Onde está a verdadeira mentira: na representação dos atores ou nos jogos de retórica dos políticos? Em A Arte da Comédia, que aporta neste sábado, 11, no Sesc Santana após cumprir quase um ano de temporada no Rio, o diretor Sergio Módena vale-se da obra do autor italiano Eduardo de Filippo (1900-1984) para discutir a natureza da arte teatral. Mas não só. Os costumes hipócritas da sociedade e as artimanhas do jogo de poder entre os governantes também são postos sob escrutínio na criação.
Não por acaso, os dois protagonistas da trama são um velho diretor teatral (vivido por Ricardo Blat) e o prefeito de uma cidade (Thelmo Fernandes). Abalado por uma crise em sua miserável companhia, o encenador recorre às autoridades municipais em busca de auxílio. A ajuda lhe é negada, mas, ao ser expulso do gabinete, ele tem acesso a uma lista de personalidades que serão recebidas pelo administrador público naquela tarde e lhe propõe um jogo: irá infiltrar, entre os convidados, alguns atores de seu grupo. Caberá ao prefeito e seus auxiliares diferenciarem o que é realidade e o que é ficção.
Escrita em 1968, em um contexto em que a Itália ainda se recuperava dos abalos provocados pela Segunda Guerra, a peça retoma, de certa forma, a eterna discussão sobre a finalidade da arte. Em um país que tinha tantas preocupações e problemas graves a resolver, o teatro poderia soar completamente supérfluo.
O intuito de Eduardo de Filippo talvez fosse provar exatamente o contrário. “É uma questão que ainda não resolvemos”, comenta Módena. “Até hoje, não temos uma política cultural de fato, mas uma política apenas emergencial.”

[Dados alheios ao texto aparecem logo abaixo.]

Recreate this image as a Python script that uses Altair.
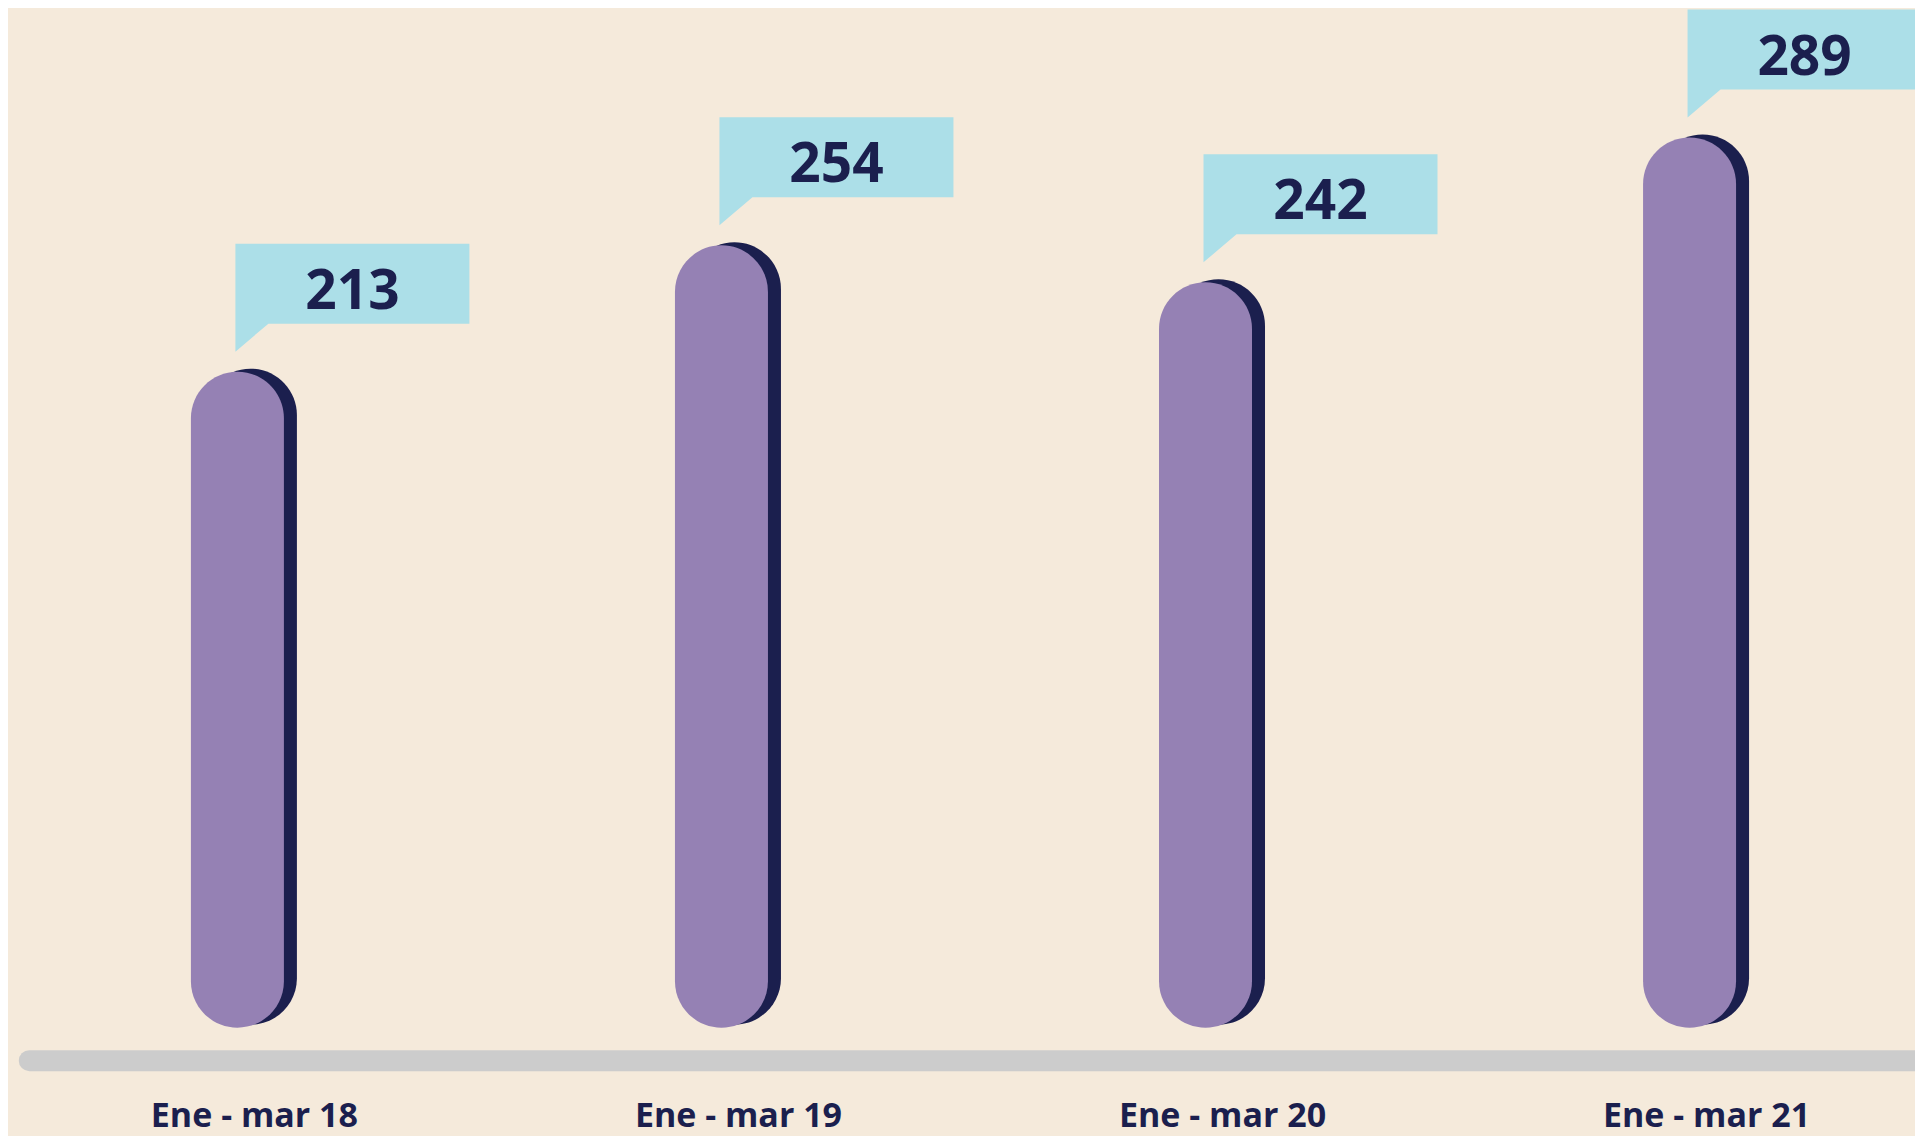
import altair as alt
import pandas as pd

# ---- data ----
categories = ["Ene - mar 18", "Ene - mar 19", "Ene - mar 20", "Ene - mar 21"]
values = [213, 254, 242, 289]

df = pd.DataFrame({
    "cat": categories,
    "value": values,
    "pos": list(range(len(categories))),
})

# ---- style ----
BG = "#F5EADB"
PURPLE = "#9581B4"
NAVY = "#1B1F4E"
CALLOUT = "#ACDFE8"
GREY = "#CCCCCC"
FONT = "Open Sans"

W, H = 1907, 1128
x_scale = alt.Scale(domain=[-0.4636, 3.4554], nice=False, zero=False)
y_scale = alt.Scale(domain=[-35.17, 331.06], nice=False, zero=False)

base = alt.Chart(df).transform_calculate(zero="0")
X = alt.X("pos:Q", scale=x_scale, axis=None)
Y = alt.Y("value:Q", scale=y_scale, axis=None)
Y0 = alt.Y("zero:Q", scale=y_scale, axis=None)

# baseline rule (one row only)
rule = alt.Chart(pd.DataFrame({"a": [-0.43], "b": [4.2], "z": [0]})).mark_rule(
    color=GREY, strokeWidth=21, strokeCap="round", yOffset=33
).encode(
    x=alt.X("a:Q", scale=x_scale, axis=None),
    x2="b:Q",
    y=alt.Y("z:Q", scale=y_scale, axis=None),
)

shadow = base.mark_bar(
    color=NAVY, size=93, cornerRadius=46.5, xOffset=13, yOffset=-3, y2Offset=-3
).encode(x=X, y=Y, y2="zero:Q")

bars = base.mark_bar(color=PURPLE, size=93, cornerRadius=46.5).encode(
    x=X, y=Y, y2="zero:Q"
)

# speech-bubble callout: box 234x80 with a tail, anchored at the tail tip
callout_path = "M0,0 L0,-0.9231 L2,-0.9231 L2,-0.2393 L0.2821,-0.2393 Z"
callouts = base.mark_point(
    shape=callout_path, size=234 * 234, filled=True, fill=CALLOUT,
    opacity=1, strokeWidth=0, xOffset=-2, yOffset=-20,
).encode(x=X, y=Y)

numbers = base.mark_text(
    font=FONT, fontSize=55, fontWeight="bold", color=NAVY,
    align="center", baseline="alphabetic", dx=115, dy=-63,
).encode(x=X, y=Y, text="value:Q")

labels = base.mark_text(
    font=FONT, fontSize=34, fontWeight="bold", color=NAVY,
    align="center", baseline="alphabetic", dx=17, dy=99,
).encode(x=X, y=Y0, text="cat:N")

chart = alt.layer(rule, shadow, bars, callouts, numbers, labels).properties(
    width=W, height=H, padding=0,
    autosize=alt.AutoSizeParams(type="none"),
    background=BG,
).configure_view(stroke=None)

chart.save("out.html", embed_options={"renderer": "svg", "actions": False})
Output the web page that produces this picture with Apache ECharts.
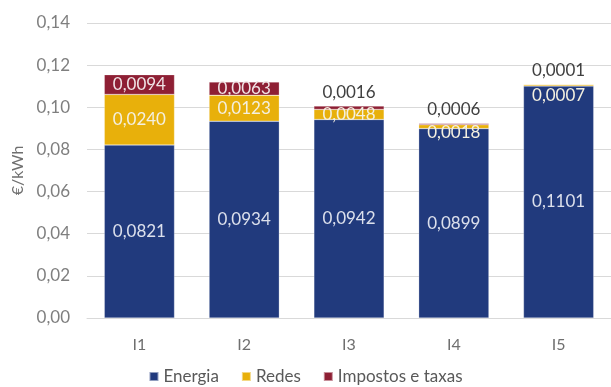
<!DOCTYPE html>
<html><head><meta charset="utf-8">
<script src="https://cdn.jsdelivr.net/npm/echarts@6/dist/echarts.min.js"></script>
<style>html,body{margin:0;padding:0;background:#fff}#c{width:611px;height:387px}</style>
</head><body><div id="c"></div>
<script>
var categories = ['I1','I2','I3','I4','I5'];
var energia = [0.0821, 0.0934, 0.0942, 0.0899, 0.1101];
var redes = [0.0240, 0.0123, 0.0048, 0.0018, 0.0007];
var impostos = [0.0094, 0.0063, 0.0016, 0.0006, 0.0001];
var seriesNames = ['Energia', 'Redes', 'Impostos e taxas'];

var FONT = 'Lato';
function fmt4(v){ return v.toFixed(4).replace('.', ','); }

var redesData = redes.map(function(v, i){
  var d = {value: v};
  if (i === 3) d.label = {offset: [0, 6]};
  if (i === 4) d.label = {offset: [0, 10]};
  return d;
});
var impData = impostos.map(function(v, i){
  var d = {value: v};
  if (i >= 2) d.label = {position: 'top', distance: 5, color: '#404040'};
  return d;
});

var chart = echarts.init(document.getElementById('c'), null, {renderer: 'canvas'});
chart.setOption({
  animation: false,
  textStyle: {fontFamily: FONT},
  grid: {left: 87, right: 0, top: 23, bottom: 69, containLabel: false},
  legend: {
    data: seriesNames,
    bottom: -3,
    left: 'center',
    itemWidth: 9, itemHeight: 9, itemGap: 22,
    icon: 'rect',
    textStyle: {fontFamily: FONT, fontSize: 17, color: '#595959'}
  },
  xAxis: {
    type: 'category',
    data: categories,
    axisLine: {lineStyle: {color: '#d9d9d9'}},
    axisTick: {show: false},
    axisLabel: {fontFamily: FONT, fontSize: 16, color: '#6f6f6f', margin: 19}
  },
  yAxis: {
    type: 'value',
    min: 0, max: 0.14, interval: 0.02,
    name: '€/kWh',
    nameLocation: 'middle',
    nameGap: 58,
    nameRotate: 90,
    nameTextStyle: {fontFamily: FONT, fontSize: 16, color: '#6f6f6f'},
    axisLine: {show: false},
    axisTick: {show: false},
    splitLine: {lineStyle: {color: '#d9d9d9'}},
    axisLabel: {fontFamily: FONT, fontSize: 17, color: '#7f7f7f', margin: 17,
      formatter: function(v){ return v.toFixed(2).replace('.', ','); }}
  },
  series: [
    {name: seriesNames[0], type: 'bar', stack: 't', barWidth: '67%', data: energia,
     itemStyle: {color: '#213A7D', borderColor: 'rgba(255,255,255,0.5)', borderWidth: 0.5},
     label: {show: true, position: 'inside', fontFamily: FONT, fontSize: 17, color: '#DCE0EC',
       formatter: function(p){ return fmt4(p.value); }}},
    {name: seriesNames[1], type: 'bar', stack: 't', data: redesData,
     itemStyle: {color: '#E8B00B', borderColor: 'rgba(255,255,255,0.5)', borderWidth: 0.5},
     label: {show: true, position: 'inside', fontFamily: FONT, fontSize: 17, color: '#F4F0E0',
       formatter: function(p){ return fmt4(p.value); }}},
    {name: seriesNames[2], type: 'bar', stack: 't', data: impData,
     itemStyle: {color: '#8E1F34', borderColor: 'rgba(255,255,255,0.5)', borderWidth: 0.5},
     label: {show: true, position: 'inside', fontFamily: FONT, fontSize: 17, color: '#F0E4E6',
       formatter: function(p){ return fmt4(p.value); }}}
  ]
});
</script></body></html>
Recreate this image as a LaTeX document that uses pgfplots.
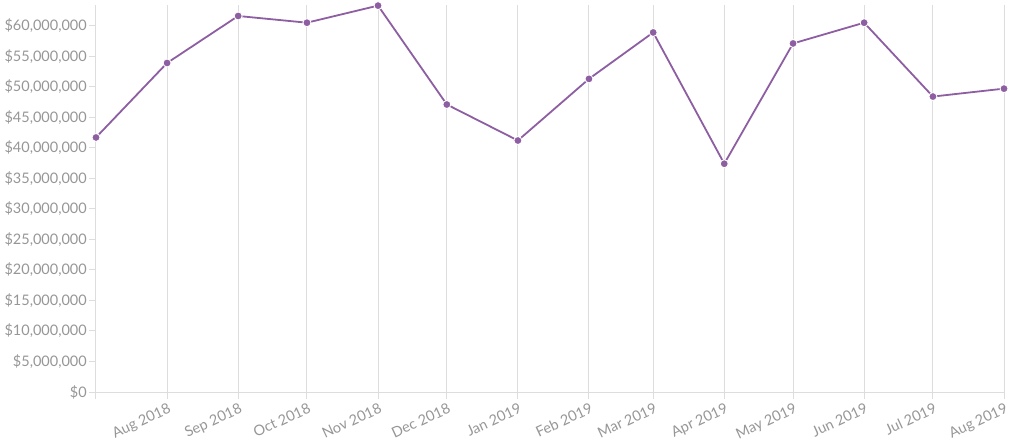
\documentclass[border=0pt]{standalone}
\usepackage{pgfplots}
\pgfplotsset{compat=1.18}
\usepackage{fontspec}
\setmainfont{Lato}
\definecolor{lineP}{RGB}{142,94,162}
\definecolor{gridG}{RGB}{221,221,221}
\definecolor{txtG}{RGB}{150,150,150}
\begin{document}
\begin{tikzpicture}
\begin{axis}[
  scale only axis,
  width=908pt, height=387pt,
  xmin=0, xmax=396,
  ymin=0, ymax=63.4e6,
  axis x line*=bottom, axis y line*=left,
  axis line style={draw=gridG, line width=1pt, -},
  xtick={0,31,62,92,123,153,184,215,243,274,304,335,365,396},
  xticklabels={,Aug 2018,Sep 2018,Oct 2018,Nov 2018,Dec 2018,Jan 2019,Feb 2019,Mar 2019,Apr 2019,May 2019,Jun 2019,Jul 2019,Aug 2019},
  xmajorgrids,
  grid style={draw=gridG, line width=1pt},
  tick style={draw=gridG, line width=1pt},
  tick align=outside,
  major tick length=7pt,
  ytick={0,5e6,10e6,15e6,20e6,25e6,30e6,35e6,40e6,45e6,50e6,55e6,60e6},
  scaled y ticks=false,
  yticklabel={\$\pgfmathprintnumber[fixed,precision=0,1000 sep={,}]{\tick}},
  /pgf/number format/assume math mode=true,
  tick label style={font=\fontsize{14.5}{16}\selectfont, text=txtG},
  x tick label style={rotate=25, anchor=north east, inner sep=1pt, yshift=-2pt},
  y tick label style={inner sep=2pt},
  clip=false,
]
\addplot[color=lineP, line width=1.8pt, mark=*, mark size=4pt,
  mark options={fill=lineP, draw=white, line width=0.9pt}]
  coordinates {
  (0,41.7e6) (31,53.9e6) (62,61.6e6) (92,60.5e6) (123,63.3e6) (153,47.1e6)
  (184,41.2e6) (215,51.3e6) (243,58.9e6) (274,37.4e6) (304,57.1e6)
  (335,60.5e6) (365,48.4e6) (396,49.7e6)
  };
\coordinate (bl) at (rel axis cs:0,0);
\coordinate (tr) at (rel axis cs:1,1);
\end{axis}
\pgfresetboundingbox
\path ([xshift=-96pt,yshift=-50pt]bl) rectangle ([xshift=6pt,yshift=5pt]tr);
\end{tikzpicture}
\end{document}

Dramaturgo, ator e cineasta (diretor de filmes, como Hoje, Amanhã, Depois de Amanhã), Eduardo de Filippo criou A Arte da Comédia sem desprezar seus antecessores na tradição teatral italiana. A trama é nitidamente devedora da temática maior de Luigi Pirandello (1897-1936): o paradoxo entre a essência e a aparência, a distância entre o que um homem é e a maneira como é visto pelos outros. “Mas ele carrega esse debate para um território mais político e menos existencial”, ressalva o diretor. Para Ricardo Blat, indicado aos prêmios Shell e Cesgranrio por sua atuação, o texto vem justamente para afirmar a função social de cada profissão. “Mostrar o quanto o teatro pode ser uma ferramenta forte para mudar a sociedade”, crê o ator.
Outra herança que o autor considera é a de Goldoni (1701-1793). Esse grande reformador da comédia no século 18 subverteu os mecanismos da Commedia dell’Arte para criar um teatro de reflexão. Uma arte que ambicionava, através do riso, moralizar os costumes. “Não importa quantas camadas o texto tenha, A Arte da Comédia é muito popular e consegue se comunicar com públicos diferentes”, pontua Módena.
A reunião de um elenco com 13 atores (recentemente, apenas as produções dos grandes musicais conseguem bancar um casting desse tamanho) também se coloca como uma forma de resistência. “Uma atitude quase quixotesca”, considera o diretor.
As informações são do jornal O Estado de S. Paulo.